低收入国家医疗建议的质量

The Quality of Medical Advice in Low-Income Countries

Journal of Economic Perspectives · 2008
被引 392
人大 A-ABS 4

中文导读

通过坦桑尼亚、印度、印尼和巴拉圭的研究,发现低收入国家医生实际提供的医疗质量远低于其知识水平,例如坦桑尼亚医生对疟疾患者仅完成不到四分之一的关键检查。

Abstract

This paper documents the quality of medical advice in low-income countries. Our evidence on health care quality in low-income countries is drawn primarily from studies in four countries: Tanzania, India, Indonesia, and Paraguay. We provide an overview of recent work that uses two broad approaches: medical vignettes (in which medical providers are presented with hypothetical cases and their responses are compared to a checklist of essential procedures) and direct observation of the doctor–patient interaction These two approaches have proved quite informative. For example, doctors in Tanzania complete less than a quarter of the essential checklist for patients with classic symptoms of malaria, a disease that kills 63,000–96,000 Tanzanians each year. A public-sector doctor in India asks one (and only one) question in the average interaction: “What's wrong with you?” We present systematic evidence in this paper to show that these isolated facts represent common patterns.

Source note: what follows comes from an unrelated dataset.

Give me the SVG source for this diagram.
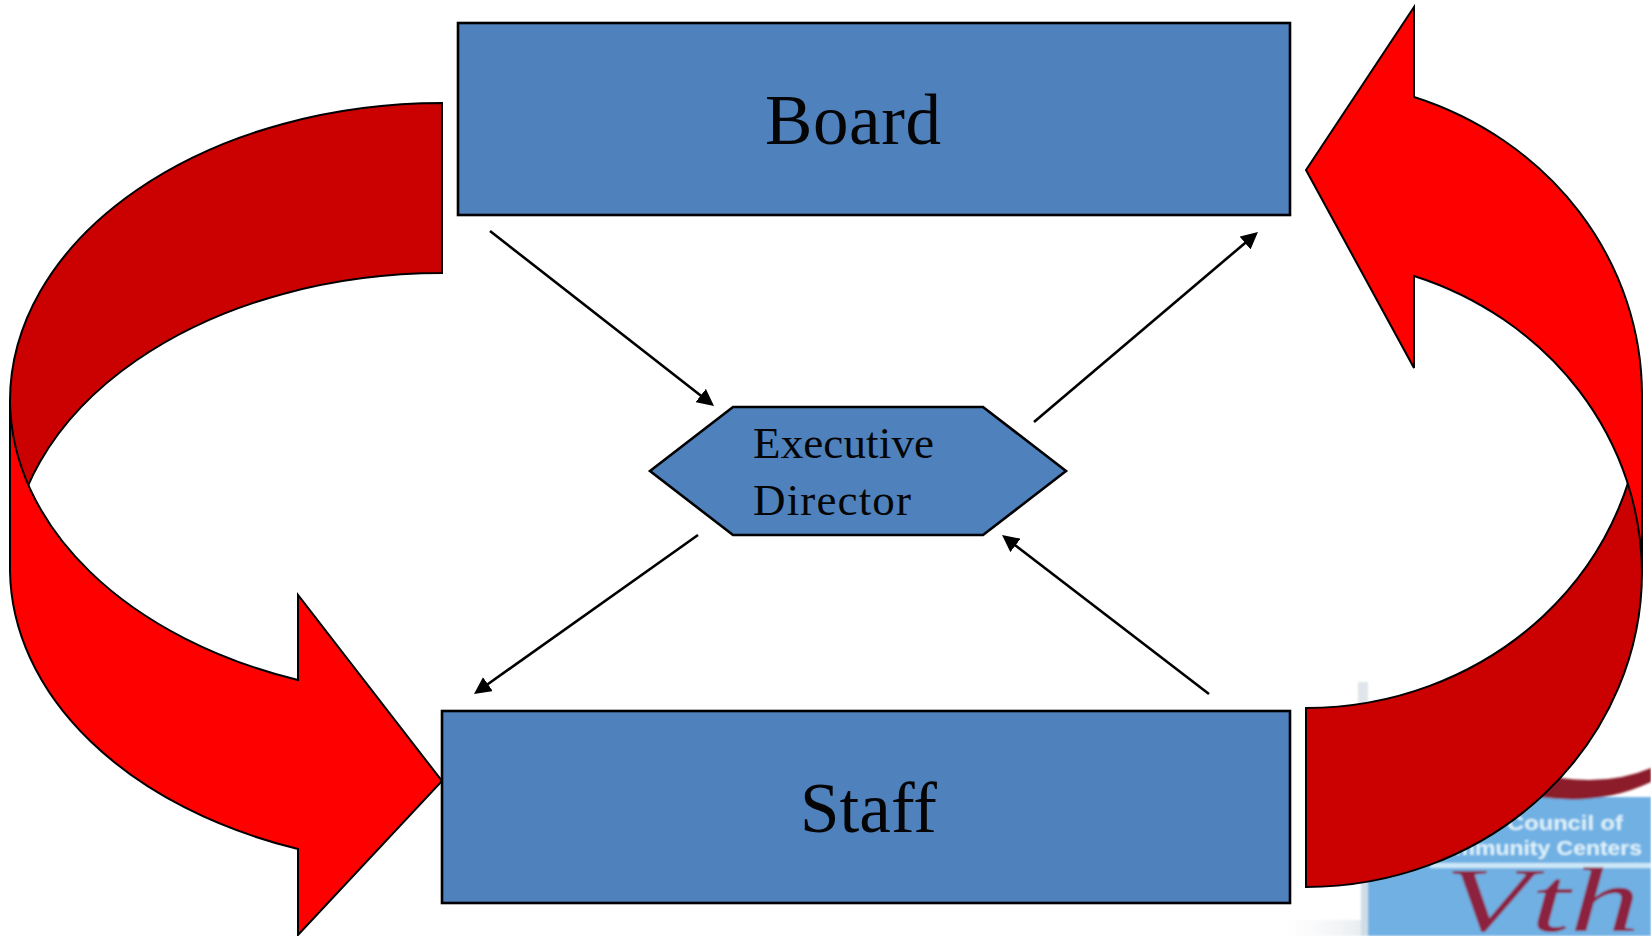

We find that the quality of care in low-income countries as measured by what doctors know is very low, and that the problem of low competence is compounded due to low effort—doctors provide lower standards of care for their patients than they know how to provide. We discuss how the properties and correlates of measures based on vignettes and observation may be used to evaluate policy changes. Finally, we outline the agenda in terms of further research and measurement.